In a self made crisis, in one of engineered mismanagement and underfunding, they are pointing as these people, who are fundamentally us, as a threat. Clearly, as we look at the past, anytime someone has pointed at an unorganized group of humans as a threat, it’s been a move to further themselves (think of McCarthyism. Think of the interment of Japanese Americans. Think of the Nazi persecution of Jews. And on and on.) We not only have the ability to welcome more, but a moral one. Being born somewhere is hardly good criteria from which to separate humans.

Yes, we need to screen and understand who is coming here and try to ensure they are not bringing hate with them (just as we see, we need to do a better job of this within our borders, for people who were born here). But this crisis is a political stunt, done with malice and hurting thousands, ripping families apart as a grab for control over a fearful part of our populace, by an oligarchy, with the goal of staying in power, to further exploit the populace, through government and business.
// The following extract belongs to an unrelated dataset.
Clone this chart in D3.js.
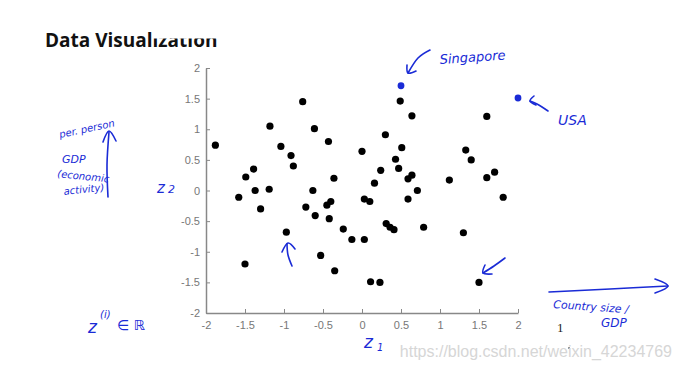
<!DOCTYPE html>
<html>
<head>
<meta charset="utf-8">
<script src="https://cdn.jsdelivr.net/npm/d3@7"></script>
<style>
  body { margin: 0; background: #fff; }
  svg { display: block; }
  .tick text { font-family: "Liberation Sans", Arial, sans-serif; font-size: 11px; fill: #777; }
  .hand { font-family: "DejaVu Sans", sans-serif; fill: #1a2bd6; font-style: italic; }
</style>
</head>
<body>
<div id="chart"></div>
<script>
// ------------------------------------------------------------
// Data
// ------------------------------------------------------------
const z1 = [-1.88, -1.18, -0.76, -0.61, -0.43, -1.04, -0.91, -0.88, -1.39, -1.49,
            -0.36, 0.00, -1.37, -1.19, -0.63, -1.58, -1.30, -0.72, -0.60, -0.45,
            -0.40, -0.42, -0.97, -0.24, -0.13, -0.53, -0.35, -1.50, 0.49, 0.64,
            1.60, 0.30, 0.51, 1.33, 1.40, 0.43, 0.24, 0.47, 0.16, 0.64,
            0.59, 1.12, 1.60, 1.70, 0.71, 1.81, 0.03, 0.10, 0.59, 0.03,
            0.31, 0.36, 0.41, 0.79, 1.30, 0.11, 0.23, 1.50];
const z2 = [0.74, 1.05, 1.45, 1.01, 0.80, 0.72, 0.57, 0.40, 0.35, 0.22,
            0.20, 0.64, 0.00, 0.02, 0.00, -0.11, -0.30, -0.27, -0.41, -0.24,
            -0.18, -0.46, -0.68, -0.63, -0.80, -1.06, -1.31, -1.20, 1.46, 1.22,
            1.21, 0.91, 0.70, 0.66, 0.50, 0.51, 0.33, 0.36, 0.12, 0.25,
            0.19, 0.17, 0.21, 0.30, 0.00, -0.11, -0.14, -0.18, -0.14, -0.80,
            -0.54, -0.60, -0.64, -0.60, -0.69, -1.49, -1.50, -1.50];

// highlighted countries
const countries = ["Singapore", "USA"];
const hiZ1 = [0.50, 2.00];
const hiZ2 = [1.71, 1.51];

const ticks = [-2, -1.5, -1, -0.5, 0, 0.5, 1, 1.5, 2];

// ------------------------------------------------------------
// Chart
// ------------------------------------------------------------
const width = 682, height = 369;
const svg = d3.select("#chart").append("svg")
    .attr("width", width)
    .attr("height", height);

const x = d3.scaleLinear().domain([-2, 2]).range([206, 518]);
const y = d3.scaleLinear().domain([-2, 2]).range([313, 68]);

// slide title (top part of "ization" is hidden on the slide)
svg.append("text")
    .attr("x", 45).attr("y", 47)
    .attr("font-family", "'Open Sans', 'DejaVu Sans', sans-serif")
    .attr("font-weight", "bold")
    .attr("font-size", "19px")
    .attr("fill", "#111")
    .text("Data Visualization");
svg.append("rect")
    .attr("x", 152).attr("y", 20).attr("width", 80).attr("height", 18.5)
    .attr("fill", "#fff");

// axes, MATLAB style ticks pointing inward
const fmt = d => String(d);
const xAxis = svg.append("g")
    .attr("transform", `translate(0,${y(-2)})`)
    .call(d3.axisBottom(x).tickValues(ticks).tickFormat(fmt).tickSizeInner(-4).tickSizeOuter(0).tickPadding(6));
const yAxis = svg.append("g")
    .attr("transform", `translate(${x(-2)},0)`)
    .call(d3.axisLeft(y).tickValues(ticks).tickFormat(fmt).tickSizeInner(-4).tickSizeOuter(0).tickPadding(6));
[xAxis, yAxis].forEach(g => {
    g.select(".domain").attr("stroke", "#888").attr("stroke-width", 1.5);
    g.selectAll(".tick line").attr("stroke", "#888");
});
xAxis.selectAll(".tick text").attr("dy", "0.9em");

// points
svg.append("g").selectAll("circle")
    .data(z1.map((d, i) => [d, z2[i]]))
    .enter()
    .append("circle")
    .attr("cx", d => x(d[0]))
    .attr("cy", d => y(d[1]))
    .attr("r", 3.6)
    .attr("fill", "#000");

svg.append("g").selectAll("circle")
    .data(countries.map((c, i) => [hiZ1[i], hiZ2[i]]))
    .enter()
    .append("circle")
    .attr("cx", d => x(d[0]))
    .attr("cy", d => y(d[1]))
    .attr("r", 3.4)
    .attr("fill", "#1a2bd6");

// ------------------------------------------------------------
// Hand-written annotations
// ------------------------------------------------------------
const blue = "#1a2bd6";
function stroke(pts) {
    svg.append("path")
        .attr("d", d3.line().curve(d3.curveCardinal)(pts))
        .attr("fill", "none")
        .attr("stroke", blue)
        .attr("stroke-width", 1.6)
        .attr("stroke-linecap", "round")
        .attr("stroke-linejoin", "round");
}
function hand(txt, px, py, size, rot) {
    svg.append("text")
        .attr("class", "hand")
        .attr("x", px).attr("y", py)
        .attr("font-size", size + "px")
        .attr("transform", rot ? `rotate(${rot},${px},${py})` : null)
        .text(txt);
}

// Singapore
hand("Singapore", 440, 64, 13, -4);
stroke([[430, 50], [418, 58], [408, 73]]);
stroke([[407, 65], [408, 73], [416, 71]]);
// USA
hand("USA", 558, 125, 14, 0);
stroke([[548, 111], [537, 104], [530, 101]]);
stroke([[534, 96], [530, 101], [536, 105]]);

// left side
hand("per. person", 60, 138, 10, -12);
hand("GDP", 62, 163, 11, 0);
hand("(economic", 57, 177, 10, 6);
hand("activity)", 64, 195, 10, -6);
stroke([[108, 197], [107, 165], [109, 132]]);
stroke([[103, 142], [109, 131], [116, 141]]);
hand("z", 157, 193, 15, 0);
hand("2", 168, 193, 11, 0);

// arrows inside plot
stroke([[292, 266], [288, 255], [287, 244]]);
stroke([[282, 252], [288, 243], [295, 249]]);
stroke([[505, 258], [494, 266], [483, 273]]);
stroke([[485, 265], [483, 273], [492, 274]]);

// bottom
hand("z", 88, 333, 17, 0);
hand("(i)", 100, 318, 10, 0);
hand("\u2208 \u211D", 117, 330, 14, 0);
hand("z", 364, 348, 17, 0);
hand("1", 377, 351, 10, 0);

// horizontal arrow and label
stroke([[549, 292], [610, 289], [668, 286]]);
stroke([[655, 279], [668, 286], [655, 293]]);
hand("Country size /", 553, 308, 11, 4);
hand("GDP", 601, 327, 12, 0);

// slide leftovers
svg.append("text")
    .attr("x", 557).attr("y", 332)
    .attr("font-family", "'Liberation Serif', serif")
    .attr("font-size", "13px")
    .attr("fill", "#222")
    .text("1");
svg.append("circle").attr("cx", 569).attr("cy", 348).attr("r", 0.9).attr("fill", "#666");

// watermark
svg.append("text")
    .attr("x", 672).attr("y", 357)
    .attr("text-anchor", "end")
    .attr("font-family", "'Liberation Sans', Arial, sans-serif")
    .attr("font-size", "16px")
    .attr("fill", "#d6d6d6")
    .text("https://blog.csdn.net/weixin_42234769");
</script>
</body>
</html>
We cannot allow this to continue to be our way. We are the land of equality and the land of opportunity – not in perfect practice, but in declaration, in purpose and we need to strive to pull ourselves back on to that path.
We do that by;

  • Voting in people who believe in and act on diversity, human rights and secular law
  • Influencing government, business and neighbors to understand and work for these goals once again
  • Build laws that help prevent this from ever happening again, that value human dignity and account for basic human rights and needs for all of us. 

And if you think this is not what this country is about, then read through our founding documents again. Read the words of our great women and men – and understand. We are not here to stake a claim against the rest of humanity, but side by side with them. There is no us and them. It is just us.